Perks of musicianhood

A few weeks ago at Tucson's semiannual 4th Avenue Street Fair, I happened on an artsy patchwork denim jacket for sale. Price: $150.

The following internal dialogue ensued:
Me: I want it.

Me too: It's too expensive.

Me: So? It's an original design. By an artist. It's like ... art, or something. The price is totally justified.

Me too: It's still too expensive. I'm not the kind of person who blows lots of money on clothes.

Me: Jackets are supposed to cost a lot of money.

Me too: That's heavy winter coats, not light jackets.

Me: I want it.

Me too: I don't need it.

Me: I can bring it to outdoor gigs. I get cold really easily. When the temperature dips below 70, I can wear this instead of a dorky coat.

Me too: Okay.

Fast-forward to last night's gig, a benefit featuring a bunch of bands. To the surprise of all the performers, despite the rapidly dropping temperature, they had us play outside.

Being a bit of a geek, I'm not the best judge of whether I really looked cool in that artsy patchwork denim jacket. But I'm pretty sure it was an improvement over any of my other built-for-functionality coats.

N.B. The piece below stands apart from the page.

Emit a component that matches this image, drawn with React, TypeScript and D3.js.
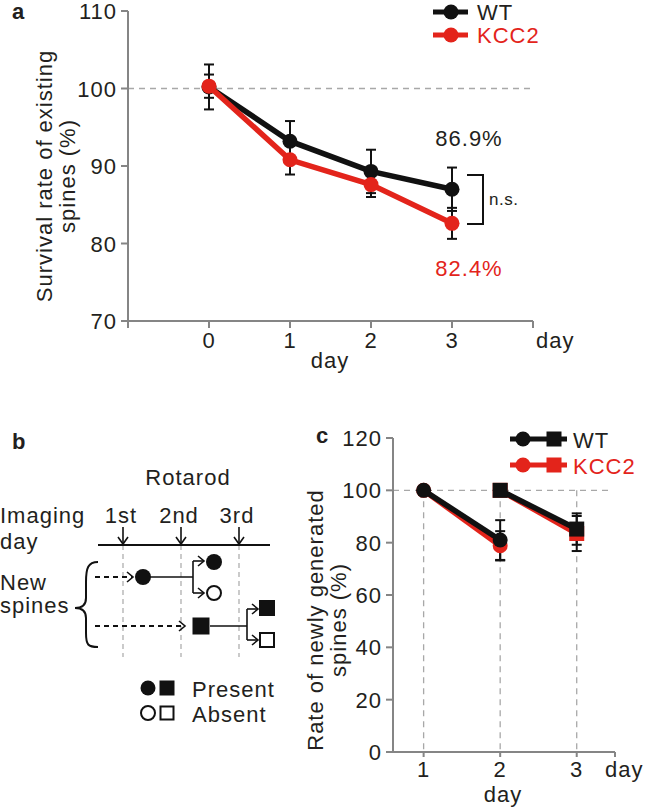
import React from "react";
import * as d3 from "d3";

// panel a: survival of existing spines
const daysA = [0, 1, 2, 3];
const wtSurvival = [100.2, 93.2, 89.3, 87.0];
const wtSurvivalErr = [2.9, 2.6, 2.8, 2.8];
const kccSurvival = [100.3, 90.8, 87.6, 82.6];
const kccSurvivalErr = [1.5, 1.9, 1.6, 2.0];
const yTicksA = [70, 80, 90, 100, 110];
const xTicksA = [-1, 0, 1, 2, 3, 4];
const xLabelsA = [0, 1, 2, 3];

// panel c: newly generated spines (circles: born day 1, squares: born day 2)
const circleDays = [1, 2];
const squareDays = [2, 3];
const wtCircle = [100, 81.0];
const wtCircleErr = [0, 7.6];
const kccCircle = [100, 78.8];
const kccCircleErr = [0, 5.6];
const wtSquare = [100, 85.2];
const wtSquareErr = [0, 6.0];
const kccSquare = [100, 83.5];
const kccSquareErr = [0, 6.7];
const yTicksC = [0, 20, 40, 60, 80, 100, 120];
const xTicksC = [1, 2, 3];

const RED = "#e3241b";
const BLK = "#111";
const TXT = "#231f20";
const AXIS = "#858585";
const DASH = "#a8a8a8";
const FONT = "'Liberation Sans', Arial, Helvetica, sans-serif";

const txt = { fontFamily: FONT, fontSize: 22, letterSpacing: 1, fill: TXT };

const xA = d3.scaleLinear().domain([-1, 4]).range([128, 533]);
const yA = d3.scaleLinear().domain([70, 110]).range([321, 11]);
const xC = d3.scaleLinear().domain([0.6, 3.5]).range([393, 615]);
const yC = d3.scaleLinear().domain([0, 120]).range([752, 438]);
// imaging days for the schematic
const xB = d3.scaleLinear().domain([1, 3]).range([123, 239]);

const lineA = d3.line<number>().x((_, i) => xA(daysA[i])).y(v => yA(v));

function ErrBars({ xs, ys, errs, x, y, cap = 5 }) {
  return (
    <g stroke={BLK} strokeWidth={2}>
      {ys.map((v, i) =>
        errs[i] > 0 ? (
          <g key={i}>
            <line x1={x(xs[i])} x2={x(xs[i])} y1={y(v + errs[i])} y2={y(v - errs[i])} />
            <line x1={x(xs[i]) - cap} x2={x(xs[i]) + cap} y1={y(v + errs[i])} y2={y(v + errs[i])} />
            <line x1={x(xs[i]) - cap} x2={x(xs[i]) + cap} y1={y(v - errs[i])} y2={y(v - errs[i])} />
          </g>
        ) : null
      )}
    </g>
  );
}

function Square({ cx, cy, s, fill, stroke = "none", sw = 0 }) {
  return <rect x={cx - s / 2} y={cy - s / 2} width={s} height={s} fill={fill} stroke={stroke} strokeWidth={sw} />;
}

function PanelA() {
  return (
    <g>
      <text x={12} y={19} style={{ ...txt, fontWeight: "bold", letterSpacing: 0 }}>a</text>
      {/* dashed 100% */}
      <line x1={128} x2={533} y1={yA(100)} y2={yA(100)} stroke={DASH} strokeWidth={1.3} strokeDasharray="6,5" />
      {/* axes */}
      <g stroke={AXIS} strokeWidth={2}>
        <line x1={128} x2={128} y1={yA(110)} y2={yA(70)} />
        <line x1={128} x2={533} y1={yA(70)} y2={yA(70)} />
        {yTicksA.map(t => <line key={t} x1={121} x2={128} y1={yA(t)} y2={yA(t)} />)}
        {xTicksA.map(t => <line key={t} x1={xA(t)} x2={xA(t)} y1={yA(70)} y2={yA(70) + 7} />)}
      </g>
      {yTicksA.map(t => (
        <text key={t} x={117} y={yA(t) + 8} textAnchor="end" style={txt}>{t}</text>
      ))}
      {xLabelsA.map(t => (
        <text key={t} x={xA(t)} y={348} textAnchor="middle" style={txt}>{t}</text>
      ))}
      <text x={536} y={348} style={txt}>day</text>
      <text x={330} y={368} textAnchor="middle" style={txt}>day</text>
      <text transform="translate(52,176) rotate(-90)" textAnchor="middle" style={txt}>Survival rate of existing</text>
      <text transform="translate(75,176) rotate(-90)" textAnchor="middle" style={txt}>spines (%)</text>

      <ErrBars xs={daysA} ys={wtSurvival} errs={wtSurvivalErr} x={xA} y={yA} />
      <ErrBars xs={daysA} ys={kccSurvival} errs={kccSurvivalErr} x={xA} y={yA} />

      <path d={lineA(wtSurvival)} fill="none" stroke={BLK} strokeWidth={5.5} />
      {wtSurvival.map((v, i) => <circle key={i} cx={xA(daysA[i])} cy={yA(v)} r={7.5} fill={BLK} />)}
      <path d={lineA(kccSurvival)} fill="none" stroke={RED} strokeWidth={5.5} />
      {kccSurvival.map((v, i) => <circle key={i} cx={xA(daysA[i])} cy={yA(v)} r={7.5} fill={RED} />)}

      {/* legend */}
      <line x1={433} x2={468} y1={12} y2={12} stroke={BLK} strokeWidth={5} />
      <circle cx={451} cy={12} r={7.5} fill={BLK} />
      <text x={477} y={20} style={txt}>WT</text>
      <line x1={433} x2={468} y1={35} y2={35} stroke={RED} strokeWidth={5} />
      <circle cx={451} cy={35} r={7.5} fill={RED} />
      <text x={477} y={43} style={{ ...txt, fill: RED }}>KCC2</text>

      {/* annotations */}
      <text x={469} y={146} textAnchor="middle" style={txt}>86.9%</text>
      <text x={469} y={276} textAnchor="middle" style={{ ...txt, fill: RED }}>82.4%</text>
      <path d="M467,175 H483 V224 H467" fill="none" stroke={BLK} strokeWidth={2} />
      <text x={489} y={205} style={{ ...txt, fontSize: 17, letterSpacing: 0.5 }}>n.s.</text>
    </g>
  );
}

function PanelB() {
  const lineY = 545;
  const row1 = 577;
  const row2 = 626;
  const head = (x, y) => `M${x - 6},${y - 5} L${x},${y} L${x - 6},${y + 5}`;
  return (
    <g>
      <text x={12} y={449} style={{ ...txt, fontWeight: "bold", letterSpacing: 0 }}>b</text>
      <text x={188} y={485} textAnchor="middle" style={txt}>Rotarod</text>
      <text x={0} y={523} style={txt}>Imaging</text>
      <text x={0} y={549} style={txt}>day</text>
      {["1st", "2nd", "3rd"].map((s, i) => (
        <text key={s} x={xB(i + 1) - 2} y={523} textAnchor="middle" style={txt}>{s}</text>
      ))}
      <text x={0} y={590} style={txt}>New</text>
      <text x={0} y={613} style={txt}>spines</text>

      {/* imaging-day arrows and dashed guides */}
      {[1, 2, 3].map(d => (
        <g key={d}>
          <line x1={xB(d)} x2={xB(d)} y1={lineY} y2={657} stroke={DASH} strokeWidth={1.2} strokeDasharray="5,4" />
          <line x1={xB(d)} x2={xB(d)} y1={527} y2={lineY - 1} stroke={BLK} strokeWidth={1.6} />
          <path d={`M${xB(d) - 5},${lineY - 8} L${xB(d)},${lineY - 1} L${xB(d) + 5},${lineY - 8}`} fill="none" stroke={BLK} strokeWidth={1.6} />
        </g>
      ))}
      <line x1={98} x2={270} y1={lineY} y2={lineY} stroke={BLK} strokeWidth={2} />

      {/* brace */}
      <path d="M98,562 C88,562 86,568 86,582 L86,598 C86,605 82,608 75,608 C82,608 86,611 86,618 L86,633 C86,645 88,647 98,647" fill="none" stroke={BLK} strokeWidth={2} />

      <g fill="none" stroke={BLK} strokeWidth={1.6}>
        {/* row 1 */}
        <line x1={95} x2={132} y1={row1} y2={row1} strokeDasharray="5,4" strokeWidth={2} />
        <path d={head(133, row1)} />
        <line x1={150} x2={193} y1={row1} y2={row1} />
        <line x1={193} x2={193} y1={561} y2={593} />
        <line x1={193} x2={203} y1={561} y2={561} />
        <path d={head(204, 561)} />
        <line x1={193} x2={203} y1={593} y2={593} />
        <path d={head(204, 593)} />
        {/* row 2 */}
        <line x1={95} x2={184} y1={row2} y2={row2} strokeDasharray="5,4" strokeWidth={2} />
        <path d={head(185, row2)} />
        <line x1={210} x2={247} y1={row2} y2={row2} />
        <line x1={247} x2={247} y1={609} y2={640} />
        <line x1={247} x2={257} y1={609} y2={609} />
        <path d={head(258, 609)} />
        <line x1={247} x2={257} y1={640} y2={640} />
        <path d={head(258, 640)} />
      </g>
      <circle cx={143} cy={row1} r={8} fill={BLK} />
      <circle cx={214} cy={562} r={8} fill={BLK} />
      <circle cx={214} cy={593} r={7} fill="#fff" stroke={BLK} strokeWidth={2} />
      <Square cx={201} cy={row2} s={17} fill={BLK} />
      <Square cx={267} cy={608} s={16} fill={BLK} />
      <Square cx={267} cy={640} s={14} fill="#fff" stroke={BLK} sw={2} />

      {/* key */}
      <circle cx={148} cy={688} r={7.5} fill={BLK} />
      <Square cx={167} cy={688} s={15} fill={BLK} />
      <text x={192} y={697} style={txt}>Present</text>
      <circle cx={148} cy={713} r={7} fill="#fff" stroke={BLK} strokeWidth={2} />
      <Square cx={167} cy={713} s={13} fill="#fff" stroke={BLK} sw={2} />
      <text x={192} y={722} style={txt}>Absent</text>
    </g>
  );
}

function PanelC() {
  const circLine = d3.line<number>().x((_, i) => xC(circleDays[i])).y(v => yC(v));
  const sqLine = d3.line<number>().x((_, i) => xC(squareDays[i])).y(v => yC(v));
  return (
    <g>
      <text x={316} y={443} style={{ ...txt, fontWeight: "bold", letterSpacing: 0 }}>c</text>
      <line x1={393} x2={608} y1={yC(100)} y2={yC(100)} stroke={DASH} strokeWidth={1.3} strokeDasharray="6,5" />
      {xTicksC.map(t => (
        <line key={t} x1={xC(t)} x2={xC(t)} y1={yC(100)} y2={yC(0)} stroke={DASH} strokeWidth={1.3} strokeDasharray="6,5" />
      ))}
      <g stroke={AXIS} strokeWidth={2}>
        <line x1={393} x2={393} y1={yC(120)} y2={yC(0)} />
        <line x1={393} x2={615} y1={yC(0)} y2={yC(0)} />
        {yTicksC.map(t => <line key={t} x1={386} x2={393} y1={yC(t)} y2={yC(t)} />)}
        {[...xTicksC, 3.5].map(t => <line key={t} x1={xC(t)} x2={xC(t)} y1={yC(0)} y2={yC(0) + 5} />)}
      </g>
      {yTicksC.map(t => (
        <text key={t} x={382} y={yC(t) + 8} textAnchor="end" style={txt}>{t}</text>
      ))}
      {xTicksC.map(t => (
        <text key={t} x={xC(t)} y={777} textAnchor="middle" style={txt}>{t}</text>
      ))}
      <text x={605} y={777} style={txt}>day</text>
      <text x={503} y={802} textAnchor="middle" style={txt}>day</text>
      <text transform="translate(323,620) rotate(-90)" textAnchor="middle" style={txt}>Rate of newly generated</text>
      <text transform="translate(346,620) rotate(-90)" textAnchor="middle" style={txt}>spines (%)</text>

      <ErrBars xs={circleDays} ys={kccCircle} errs={kccCircleErr} x={xC} y={yC} />
      <ErrBars xs={circleDays} ys={wtCircle} errs={wtCircleErr} x={xC} y={yC} />
      <ErrBars xs={squareDays} ys={kccSquare} errs={kccSquareErr} x={xC} y={yC} />
      <ErrBars xs={squareDays} ys={wtSquare} errs={wtSquareErr} x={xC} y={yC} />

      {/* KCC2 underneath */}
      <path d={circLine(kccCircle)} fill="none" stroke={RED} strokeWidth={5.5} />
      {kccCircle.map((v, i) => <circle key={i} cx={xC(circleDays[i])} cy={yC(v)} r={7.5} fill={RED} />)}
      <path d={sqLine(kccSquare)} fill="none" stroke={RED} strokeWidth={5.5} />
      {kccSquare.map((v, i) => <Square key={i} cx={xC(squareDays[i])} cy={yC(v)} s={15} fill={RED} />)}

      <path d={circLine(wtCircle)} fill="none" stroke={BLK} strokeWidth={5.5} />
      {wtCircle.map((v, i) => <circle key={i} cx={xC(circleDays[i])} cy={yC(v)} r={7.5} fill={BLK} />)}
      <path d={sqLine(wtSquare)} fill="none" stroke={BLK} strokeWidth={5.5} />
      {wtSquare.map((v, i) => <Square key={i} cx={xC(squareDays[i])} cy={yC(v)} s={15} fill={BLK} />)}

      {/* legend */}
      <line x1={510} x2={567} y1={439} y2={439} stroke={BLK} strokeWidth={5} />
      <circle cx={523} cy={439} r={7.5} fill={BLK} />
      <Square cx={554} cy={439} s={15} fill={BLK} />
      <text x={573} y={448} style={txt}>WT</text>
      <line x1={510} x2={567} y1={465} y2={465} stroke={RED} strokeWidth={5} />
      <circle cx={523} cy={465} r={7.5} fill={RED} />
      <Square cx={554} cy={465} s={15} fill={RED} />
      <text x={573} y={474} style={{ ...txt, fill: RED }}>KCC2</text>
    </g>
  );
}

export default function App() {
  return (
    <svg width={646} height={811} style={{ position: "absolute", left: 0, top: 0, background: "#fff" }}>
      <PanelA />
      <PanelB />
      <PanelC />
    </svg>
  );
}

Rationalization vindicated. Being a performing musician is awesome.

Thursday, January 1, 2009

Hello, 2009

Happy new year! Woooooo! *fweeeeee*

I can't believe it's already 2009. The last year of this decade. And you know what that means ...

It means we only have 365 days left to think of an unstupid name for this decade before it's over.

I don't know about you, but I don't want to be reminiscing about "the zeroes" forty years from now.